A similar, but more difficult attack works against non-recursive entry types. Consider the following tmpfiles.d entry:
d /var/lib/systemd-exploit 0755 mjo mjo
d /var/lib/systemd-exploit/foo 0755 mjo mjo
f /var/lib/systemd-exploit/foo/bar 0755 mjo mjo
After /var/lib/systemd-exploit/foo is created
but before the permissions are adjusted on
/var/lib/systemd-exploit/foo/bar, there is a
short window of opportunity for me to replace foo
with
a symlink to (for example) /etc/env.d. If I'm
fast enough, tmpfiles will open
foo/bar
, following the foo
symlink, and
give me ownership of something sensitive in the
/etc/env.d directory. However, this attack is
more difficult because I can't arbitrary widen my own window of
opportunity with junk files, as was possible with the Z
type entries.
Commit 936f6bdb,
which is present in systemd v239, changes the recursive loop in two
important ways. First, it passes file descriptors—rather than
parent paths—to each successive iteration. That allows the next
iteration to use the
openat()
system call, eliminating the non-terminal
path components from the equation. Second, it ensures that each
“open” call has the
O_NOFOLLOW
and O_PATH
flags to prevent
symlinks from being followed at the current
depth. Note: only the recursive loop was made safe;
the call to open()
the top-level path will still follow
non-terminal symlinks and is vulnerable to the second attack above.

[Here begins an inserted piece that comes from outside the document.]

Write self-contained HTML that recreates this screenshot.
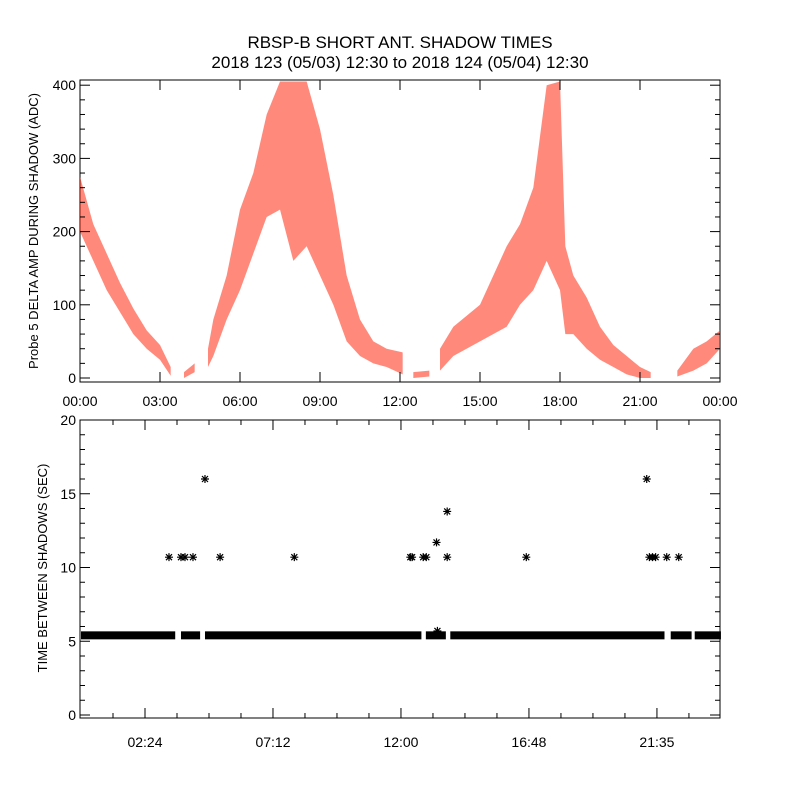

The commits in pull request
8822 aim to make everything safe from this type of symlink
attack. As far as tmpfiles is concerned, the main idea is to use the
chase_symlinks()
function in place of the
open()
system call. Since chase_symlinks()
calls openat()
recursively from the root up, it will
never follow a non-terminal symlink. Commit 1f56e4ce
then introduces the CHASE_NOFOLLOW
flag for that
function, preventing it from following terminal
symlinks. In subsequent commits (e.g. addc3e30),
the consumers of chase_symlinks()
were updated to pass
CHASE_NOFOLLOW
to chase_symlinks()
,
preventing them from following any symlinks.
The complete fix is available in systemd v240.